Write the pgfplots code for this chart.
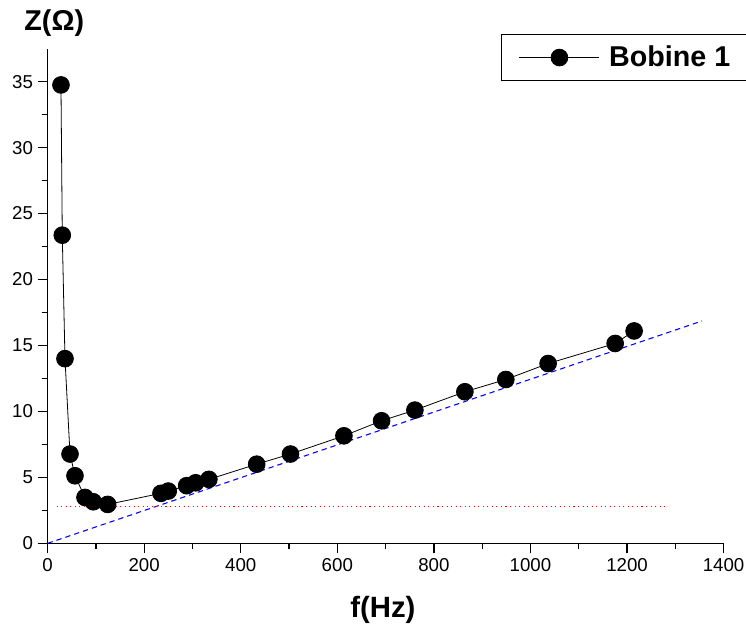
\documentclass[border=0pt]{standalone}
\usepackage{pgfplots}
\pgfplotsset{compat=1.18}
\usepackage{fontspec}
\setmainfont{Liberation Sans}

% measured impedance of the coil vs frequency
\pgfplotstableread{
f Z
27.7 34.75
30.4 23.36
36.0 14.00
46.4 6.77
56.7 5.12
77.4 3.48
94.6 3.15
124.4 2.95
234.8 3.79
249.9 3.96
288.0 4.37
306.6 4.59
334.0 4.85
433.0 6.00
503.0 6.77
613.7 8.15
691.7 9.29
760.7 10.10
864.2 11.49
949.0 12.42
1036.6 13.63
1175.4 15.15
1214.7 16.10
}\bobine

\begin{document}
\begin{tikzpicture}
\useasboundingbox (-35.7pt,-65pt) rectangle (523.8pt,407.5pt);
\begin{axis}[
  scale only axis,
  width=507pt, height=371pt,
  xmin=0, xmax=1400, ymin=0, ymax=37.5,
  axis x line*=bottom, axis y line*=left,
  axis line style={line width=1pt},
  xtick={0,200,...,1400}, ytick={0,5,...,35},
  minor x tick num=1, minor y tick num=1,
  tick align=outside,
  major tick length=7.5pt, minor tick length=4.5pt,
  every tick/.style={black, line width=1pt},
  tick label style={font=\fontsize{14}{16}\selectfont},
  /pgf/number format/assume math mode=true,
  /pgf/number format/1000 sep={},
  clip=false,
  legend style={at={(rel axis cs:0.670,1.029)}, anchor=north west,
    draw=black, line width=0.8pt, font=\fontsize{21.5}{24}\selectfont\bfseries,
    inner xsep=13.5pt, inner ysep=6.5pt,
    /tikz/every odd column/.append style={column sep=5pt}},
  legend image code/.code={%
    \draw[mark repeat=2,mark phase=2,#1] plot coordinates {(0pt,0pt) (30pt,0pt) (60pt,0pt)};},
]
\addplot[black, line width=0.6pt, mark=*, mark size=6.3pt, mark options={fill=black}]
  table[x=f, y=Z] {\bobine};
\addlegendentry{Bobine 1}
% inductive asymptote
\addplot[blue, line width=0.8pt, dash pattern=on 4pt off 3pt, forget plot]
  coordinates {(0,0) (1355.5,16.86)};
% resistive floor
\addplot[red, line width=0.8pt, dash pattern=on 0.8pt off 2.6pt, forget plot]
  coordinates {(18.8,2.77) (1281.8,2.77)};
\end{axis}
\node[font=\fontsize{21.5}{24}\selectfont\bfseries] at (5pt,390.2pt) {Z(Ω)};
\node[font=\fontsize{22}{25}\selectfont\bfseries] at (251.5pt,-50pt) {f(Hz)};
\end{tikzpicture}
\end{document}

----------

• _TASK GOAL_
Copy the listing exactly. Any image in it stays out of the copy.

• _THE SOLUTION_
Write the pgfplots code for this chart.
\documentclass[border=0pt]{standalone}
\usepackage{pgfplots}
\pgfplotsset{compat=1.18}
\usepackage{fontspec}
\setmainfont{Liberation Sans}

% measured impedance of the coil vs frequency
\pgfplotstableread{
f Z
27.7 34.75
30.4 23.36
36.0 14.00
46.4 6.77
56.7 5.12
77.4 3.48
94.6 3.15
124.4 2.95
234.8 3.79
249.9 3.96
288.0 4.37
306.6 4.59
334.0 4.85
433.0 6.00
503.0 6.77
613.7 8.15
691.7 9.29
760.7 10.10
864.2 11.49
949.0 12.42
1036.6 13.63
1175.4 15.15
1214.7 16.10
}\bobine

\begin{document}
\begin{tikzpicture}
\useasboundingbox (-35.7pt,-65pt) rectangle (523.8pt,407.5pt);
\begin{axis}[
  scale only axis,
  width=507pt, height=371pt,
  xmin=0, xmax=1400, ymin=0, ymax=37.5,
  axis x line*=bottom, axis y line*=left,
  axis line style={line width=1pt},
  xtick={0,200,...,1400}, ytick={0,5,...,35},
  minor x tick num=1, minor y tick num=1,
  tick align=outside,
  major tick length=7.5pt, minor tick length=4.5pt,
  every tick/.style={black, line width=1pt},
  tick label style={font=\fontsize{14}{16}\selectfont},
  /pgf/number format/assume math mode=true,
  /pgf/number format/1000 sep={},
  clip=false,
  legend style={at={(rel axis cs:0.670,1.029)}, anchor=north west,
    draw=black, line width=0.8pt, font=\fontsize{21.5}{24}\selectfont\bfseries,
    inner xsep=13.5pt, inner ysep=6.5pt,
    /tikz/every odd column/.append style={column sep=5pt}},
  legend image code/.code={%
    \draw[mark repeat=2,mark phase=2,#1] plot coordinates {(0pt,0pt) (30pt,0pt) (60pt,0pt)};},
]
\addplot[black, line width=0.6pt, mark=*, mark size=6.3pt, mark options={fill=black}]
  table[x=f, y=Z] {\bobine};
\addlegendentry{Bobine 1}
% inductive asymptote
\addplot[blue, line width=0.8pt, dash pattern=on 4pt off 3pt, forget plot]
  coordinates {(0,0) (1355.5,16.86)};
% resistive floor
\addplot[red, line width=0.8pt, dash pattern=on 0.8pt off 2.6pt, forget plot]
  coordinates {(18.8,2.77) (1281.8,2.77)};
\end{axis}
\node[font=\fontsize{21.5}{24}\selectfont\bfseries] at (5pt,390.2pt) {Z(Ω)};
\node[font=\fontsize{22}{25}\selectfont\bfseries] at (251.5pt,-50pt) {f(Hz)};
\end{tikzpicture}
\end{document}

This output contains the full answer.